Which Terminal to Connect First When Working with Batteries and Electrical Systems

Whether you're jump-starting a car, replacing a laptop battery, or wiring up a UPS (uninterruptible power supply), one question comes up consistently: which terminal do you connect first? The answer isn't arbitrary — it's grounded in electrical safety principles that protect both equipment and the person doing the work.

The Core Rule: Positive First, Negative Last (When Connecting)

The widely accepted practice for connecting a battery or power source is:

1. Connect the positive terminal first (+)
2. Connect the negative terminal second (−)

When disconnecting, the order reverses:

1. Disconnect the negative terminal first (−)
2. Disconnect the positive terminal second (+)

This sequence exists for a specific reason — and understanding why it works this way helps you apply it correctly across different contexts.

Why the Order Actually Matters ⚡

The Risk of Sparking and Short Circuits

When working on any powered system, the negative terminal is typically connected to the ground — the chassis of a car, the common reference point in a circuit, or the grounding plane on a motherboard. This is called a ground return path.

If you connect the positive terminal first, the positive voltage is live but isolated — there's no complete circuit yet, so current can't flow and nothing happens. The moment you bring a tool or cable close to the negative terminal, even an accidental brush against a grounded surface won't cause a problem because the circuit is still open.

Flip the sequence, and the risk changes. If you connect the negative terminal first and accidentally touch the positive cable to any grounded metal surface while reaching to connect it, you've completed a circuit. The result can be a dangerous spark, a blown fuse, damaged electronics, or in extreme cases, an explosion — particularly near lead-acid batteries, which can off-gas flammable hydrogen.

The Grounding Principle in Practice

This same logic applies whether you're working on:

• Car batteries — the chassis is ground; positive first protects against accidental shorts during connection
• Desktop PC power supplies — always discharged and unplugged before any work, but when reconnecting power connectors, positive rails are isolated until the full connection is made
• UPS systems — internal battery connections follow the same polarity sequencing
• Hobby electronics and Raspberry Pi projects — connecting VCC (positive) before GND (negative) on breadboard setups minimizes risk during live circuit work

Variables That Change How This Applies to Your Setup

The general rule is consistent, but several factors affect how strictly — or in what form — it applies to your specific situation.

Battery Chemistry

System Voltage

Low-voltage systems (under 12V) are less immediately dangerous in terms of shock risk, but short circuits can still damage sensitive components. Higher-voltage systems — anything above 50V AC or 120V DC — carry serious electrocution risk and typically require professional handling regardless of terminal sequence.

Whether the System Is Live or Isolated

In computing contexts specifically, the best practice is to work on completely powered-down, unplugged systems whenever possible.
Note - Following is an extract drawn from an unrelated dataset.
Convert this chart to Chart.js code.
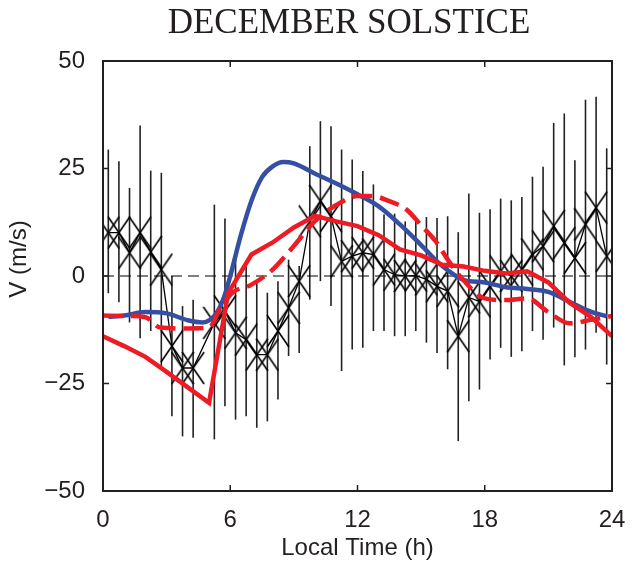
<!DOCTYPE html>
<html lang="en">
<head>
    <meta charset="UTF-8">
    <title>December Solstice</title>
    <script src="https://cdn.jsdelivr.net/npm/chart.js"></script>
    <style>
        body {
            margin: 0;
            background: #ffffff;
        }
    </style>
</head>
<body>
<canvas id="solsticeChart" width="634" height="571"></canvas>

<script>
    // observed winds, half-hour bins (null = no data)
    const obsTime = [0.25, 0.75, 1.25, 1.75, 2.25, 2.75, 3.25, 3.75, 4.25, 4.75, 5.25, 5.75,
        6.25, 6.75, 7.25, 7.75, 8.25, 8.75, 9.25, 9.75, 10.25, 10.75, 11.25, 11.75,
        12.25, 12.75, 13.25, 13.75, 14.25, 14.75, 15.25, 15.75, 16.25, 16.75, 17.25, 17.75,
        18.25, 18.75, 19.25, 19.75, 20.25, 20.75, 21.25, 21.75, 22.25, 22.75, 23.25, 23.75];
    const obsV = [10.1, 10.1, 5.4, 10.1, 5.6, 1.5, -16.3, -21.4, -21.4, null, -10.9, -8.2,
        -13.2, -14.8, -18.3, -18.3, -12.8, -7.4, -1.2, 12.7, 17.4, 13.9, 3.4, 4.6,
        5.4, 5.0, 1.5, 0.3, 0.0, 0.1, -0.8, -2.4, -3.5, -14.0, -5.0, -5.9,
        -2.4, 1.1, 0.0, 1.5, 5.0, 6.9, 11.6, 7.7, 4.2, 12.0, 15.9, 4.6];
    const obsHigh = [29.4, 26.7, 20.5, 35.0, 24.5, 24.0, 0.0, -7.0, -5.5, null, 16.6, 13.4,
        5.4, 2.8, -1.2, -3.9, -1.2, 3.8, 2.3, 30.2, 36.0, 34.8, 29.4, 27.1,
        24.4, 21.3, 14.3, 14.5, 12.7, 13.1, 13.7, 13.5, 13.9, 10.2, 19.2, 14.7,
        15.5, 18.0, 17.6, 18.4, 23.1, 25.4, 35.6, 37.8, 26.9, 41.0, 41.7, 29.7];
    const obsLow = [-4.0, -6.1, -10.8, -14.5, -12.8, -21.0, -32.6, -37.3, -37.6, null, -38.0, -30.3,
        -33.4, -32.6, -35.3, -33.8, -28.7, -18.6, -17.9, -5.5, -1.2, -7.0, -22.1, -17.1,
        -16.7, -12.8, -12.8, -14.0, -14.0, -12.8, -15.5, -17.9, -21.7, -38.4, -29.1, -26.4,
        -19.4, -16.7, -18.8, -17.5, -12.8, -14.8, -12.0, -20.8, -18.9, -17.1, -13.2, -20.6];

    // model curves
    const blueTime = [0.25, 1, 2, 3, 4, 4.7, 5.3, 5.7, 6, 6.5, 7, 7.5, 8, 8.5, 9, 10, 11, 12,
        13, 14, 15, 16, 17, 18, 19, 20, 21, 22, 23, 23.75];
    const blueV = [-9.5, -9.2, -8.4, -8.7, -10.3, -10.8, -9.0, -5.0, 0.0, 9.5, 17.5, 23.0, 25.5, 26.5, 26.2, 23.8, 21.5, 19.0,
        16.2, 12.0, 7.2, 2.3, -0.9, -1.5, -2.6, -3.0, -3.7, -6.0, -8.3, -9.4];

    const redTime = [0, 1, 2, 3, 4, 5, 5.9, 7, 8, 9, 10, 11, 12, 13, 14, 15, 16, 17, 18, 19, 20, 21, 22, 23, 24];
    const redV = [-14.0, -16.3, -18.8, -22.3, -25.9, -29.5, -4.0, 5.0, 7.8, 11.3, 14.0, 12.7, 11.6, 9.5, 6.2,
        4.8, 2.6, 2.2, 1.2, 0.6, 1.1, -1.5, -6.2, -9.5, -14.0];

    const dashTime = [0, 1, 2, 2.7, 4, 5, 5.5, 6.1, 7, 8, 9, 10, 11, 12, 12.7, 13.5, 14.3, 15, 15.7, 16.3,
        17, 18, 19, 20, 21, 22, 23, 24];
    const dashV = [-9.2, -9.3, -9.6, -12.0, -12.2, -12.0, -7.8, -3.9, -2.0, 1.5, 7.0, 12.8, 16.5, 18.6, 18.6, 17.4,
        15.5, 11.8, 8.0, 3.5, -1.0, -5.2, -5.6, -5.2, -8.4, -11.0, -10.2, -9.3];

    const xTicks = [0, 6, 12, 18, 24];
    const yTicks = [-50, -25, 0, 25, 50];

    const pairs = (xs, ys) => xs.map((x, i) => ({x: x, y: ys[i]}));

    const sansFont = '"Liberation Sans", Arial, Helvetica, sans-serif';

    // tall x-shaped marker
    const cross = document.createElement('canvas');
    cross.width = 24;
    cross.height = 34;
    const cctx = cross.getContext('2d');
    cctx.strokeStyle = '#000';
    cctx.lineWidth = 1.6;
    cctx.beginPath();
    cctx.moveTo(1, 1);
    cctx.lineTo(23, 33);
    cctx.moveTo(23, 1);
    cctx.lineTo(1, 33);
    cctx.stroke();

    // vertical error bars behind everything
    const errorBars = {
        id: 'errorBars',
        beforeDatasetsDraw(chart) {
            const {ctx, scales: {x, y}} = chart;
            ctx.save();
            ctx.strokeStyle = '#222';
            ctx.lineWidth = 1.6;
            obsTime.forEach((t, i) => {
                if (obsHigh[i] === null) return;
                const px = x.getPixelForValue(t);
                ctx.beginPath();
                ctx.moveTo(px, y.getPixelForValue(obsHigh[i]));
                ctx.lineTo(px, y.getPixelForValue(obsLow[i]));
                ctx.stroke();
            });
            ctx.restore();
        }
    };

    // box, inward ticks, title and y label
    const frame = {
        id: 'frame',
        afterDraw(chart) {
            const {ctx, chartArea: a, scales: {x, y}} = chart;
            ctx.save();
            ctx.strokeStyle = '#231f20';
            ctx.lineWidth = 1.5;
            xTicks.slice(1, -1).forEach(t => {
                const px = x.getPixelForValue(t);
                ctx.beginPath();
                ctx.moveTo(px, a.top);
                ctx.lineTo(px, a.top + 6);
                ctx.moveTo(px, a.bottom);
                ctx.lineTo(px, a.bottom - 6);
                ctx.stroke();
            });
            yTicks.slice(1, -1).forEach(v => {
                const py = y.getPixelForValue(v);
                ctx.beginPath();
                ctx.moveTo(a.left, py);
                ctx.lineTo(a.left + 6, py);
                ctx.moveTo(a.right, py);
                ctx.lineTo(a.right - 6, py);
                ctx.stroke();
            });
            ctx.lineWidth = 2;
            ctx.strokeRect(a.left, a.top, a.right - a.left, a.bottom - a.top);

            ctx.fillStyle = '#231f20';
            ctx.font = '35px "Liberation Serif", "Times New Roman", serif';
            ctx.textAlign = 'center';
            ctx.textBaseline = 'middle';
            ctx.fillText('DECEMBER SOLSTICE', 349, 24);

            ctx.font = '24px ' + sansFont;
            ctx.translate(19, 259);
            ctx.rotate(-Math.PI / 2);
            ctx.fillText('V (m/s)', 0, 0);
            ctx.restore();
        }
    };

    new Chart(document.getElementById('solsticeChart').getContext('2d'), {
        type: 'line',
        data: {
            datasets: [
                {
                    data: pairs(redTime, redV),
                    borderColor: '#ed1c24',
                    borderWidth: 4.5,
                    pointRadius: 0,
                    tension: 0
                },
                {
                    data: pairs(dashTime, dashV),
                    borderColor: '#ed1c24',
                    borderWidth: 4.5,
                    borderDash: [20, 8],
                    pointRadius: 0,
                    cubicInterpolationMode: 'monotone'
                },
                {
                    data: pairs(blueTime, blueV),
                    borderColor: '#3550a2',
                    borderWidth: 4.5,
                    pointRadius: 0,
                    cubicInterpolationMode: 'monotone'
                },
                {
                    data: pairs(obsTime, obsV),
                    borderColor: '#000',
                    borderWidth: 1.3,
                    pointStyle: cross,
                    pointRadius: 12,
                    spanGaps: true,
                    tension: 0
                },
                {
                    data: [{x: 0, y: 0}, {x: 24, y: 0}],
                    borderColor: '#000',
                    borderWidth: 1,
                    borderDash: [11, 6],
                    pointRadius: 0
                }
            ]
        },
        options: {
            responsive: false,
            animation: false,
            devicePixelRatio: 1,
            layout: {padding: {top: 61, right: 22, left: 0, bottom: 0}},
            plugins: {
                legend: {display: false},
                tooltip: {enabled: false}
            },
            scales: {
                x: {
                    type: 'linear',
                    min: 0,
                    max: 24,
                    grid: {display: false},
                    border: {display: false},
                    afterFit: s => { s.height = 80; },
                    ticks: {
                        stepSize: 6,
                        padding: 7,
                        color: '#231f20',
                        font: {family: sansFont, size: 24}
                    },
                    title: {
                        display: true,
                        text: 'Local Time (h)',
                        color: '#231f20',
                        font: {family: sansFont, size: 24},
                        padding: {top: 0, bottom: 8}
                    }
                },
                y: {
                    min: -50,
                    max: 50,
                    grid: {display: false},
                    border: {display: false},
                    afterFit: s => { s.width = 103; },
                    ticks: {
                        stepSize: 25,
                        padding: 10,
                        color: '#231f20',
                        font: {family: sansFont, size: 24},
                        callback: v => String(v).replace('-', '\u2212')
                    }
                }
            }
        },
        plugins: [errorBars, frame]
    });
</script>
</body>
</html>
Terminal connection order matters most when some part of the system remains energized — like a car battery that's always "on" at the terminals, or a UPS with residual charge.

For standard PC builds and upgrades, the priority is ensuring the power supply is switched off and unplugged, and that you've discharged static (using an anti-static wrist strap or by touching a grounded metal surface). Under those conditions, the terminal sequence is less critical — but still worth following as a habit.

Connector Design in Modern Hardware

Many modern devices remove the ambiguity entirely. Laptop batteries, internal M.2 drives, and PCIe cards use keyed connectors — they physically can only be inserted one way, and all contacts connect simultaneously. The positive-first principle is baked into the connector design itself.

Where you're making manual connections with individual wires or clamps — jump leads, battery terminals, custom wiring harnesses — is where conscious sequencing is most important.

Common Scenarios at a Glance 🔋

Jump-starting a vehicle: Connect red (positive) to dead battery → red to donor battery → black to donor battery → black to unpainted metal on dead vehicle (not the dead battery terminal itself, to avoid sparks near the battery).

Replacing a car battery: Remove negative clamp first, then positive. Install positive clamp first, then negative.

Replacing a laptop battery: Follow manufacturer instructions — most modern laptops have a single multi-pin connector that handles sequencing automatically.

Wiring a DIY electronics project: Power off the circuit, wire positive rail connections, then complete ground connections before applying power.

The Factors That Make Your Situation Different

The positive-first, negative-last rule is a reliable general principle — but how strictly it applies, and what risks are actually in play, depends on the voltage level of your system, the battery chemistry involved, whether you're working on live or isolated equipment, and the type of connectors your specific hardware uses.

A car battery in a cold garage presents different risks than a lithium battery pack in a laptop, which presents different considerations than an industrial UPS in a server room. The underlying electrical logic is the same across all of them — but the margin for error, the severity of consequences, and the specific steps you should take shift considerably depending on what you're actually working with.